In 1968, the IVF was rebranded, resulting in the name Inter-Varsity Press which we know today.

In 1974, IVP resumed operations from its new warehouse and Book Centre in Nottingham.

In 1976, Inchley was succeeded as Publishing Director by the Revd Frank Entwistle, who had joined IVP in 1973 and remained there until his retirement in 2002. By this time, IVP was publishing seminal works such as The Bible Speaks Today expositions and the Tyndale Commentary series.

IVP had also moved again, with UCCF, to Leicester. The UCCF offices housed the IVP office staff for some 29 years. Throughout this time, IVP operated as a trading subsidiary of Inter-Varsity Fellowship Trust Limited.

=== The 21st century ===
Following a strategic review of UCCF in 2005, IVP was constituted as a separate Nottingham-based company and charity in its own right. This afforded IVP the organisational independence needed to increase its focus on developing its publishing ministry further.

The IVP team – office and operations – worked to fulfil this mission from the Book Centre in Nottingham.

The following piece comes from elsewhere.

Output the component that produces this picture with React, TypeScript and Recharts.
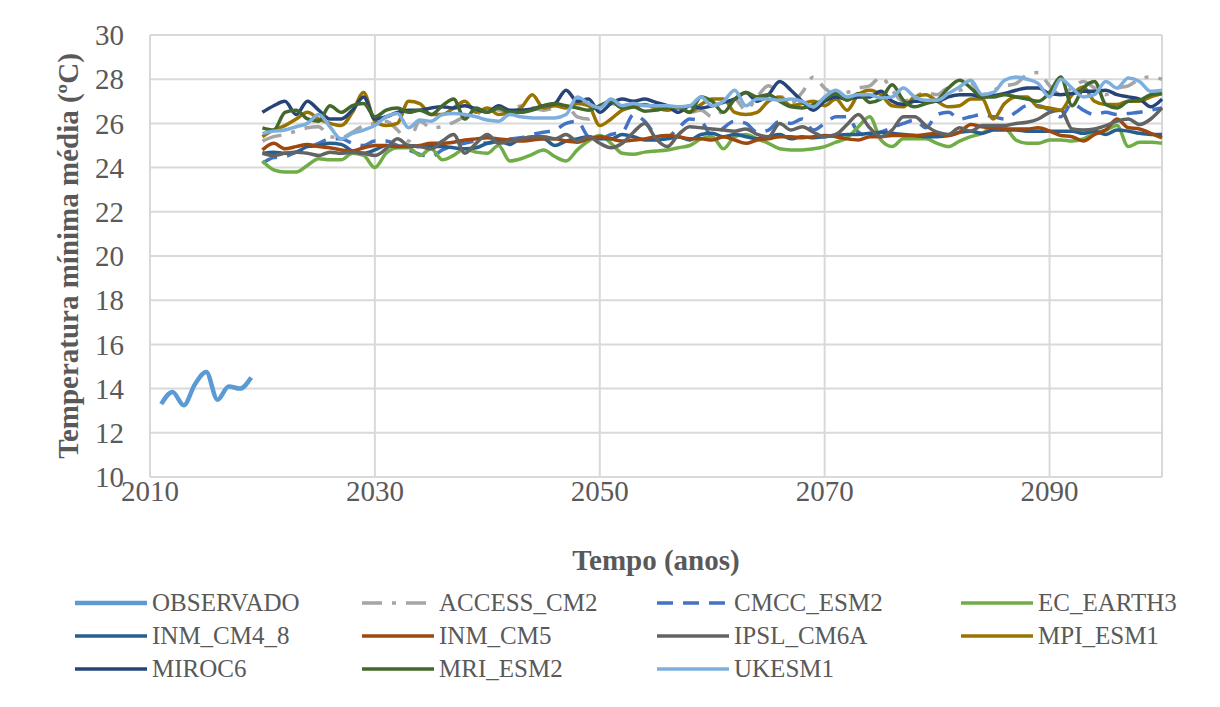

In 2015 the press verged on insolvency and was taken over by SPCK. It is now a subsidiary charity of SPCK, although the entities remain distinct. The IVP imprint continues to publish and distribute Christian literature worldwide, with a distinct conservative evangelical ethos guaranteed by their continued adherence to the UCCF Doctrinal Basis. IVP continues to have its own editorial team and publishing board, thereby guaranteeing it maintains its "conservative evangelical brand" whilst benefiting from "SPCK's finance, IT and infrastructure".

==Imprints==
- Apollos – academic titles, including the Apollos Old Testament Commentary, and the New Studies in Biblical Theology series, edited by D. A. Carson
- IVP – Christian living titles, discipleship resources, and commentaries in the Tyndale and Bible Speaks Today series.
- Keswick Ministries – Theme Books, Year Books (until 2020) and Study Guides, produced in a publishing partnership with the Keswick Convention.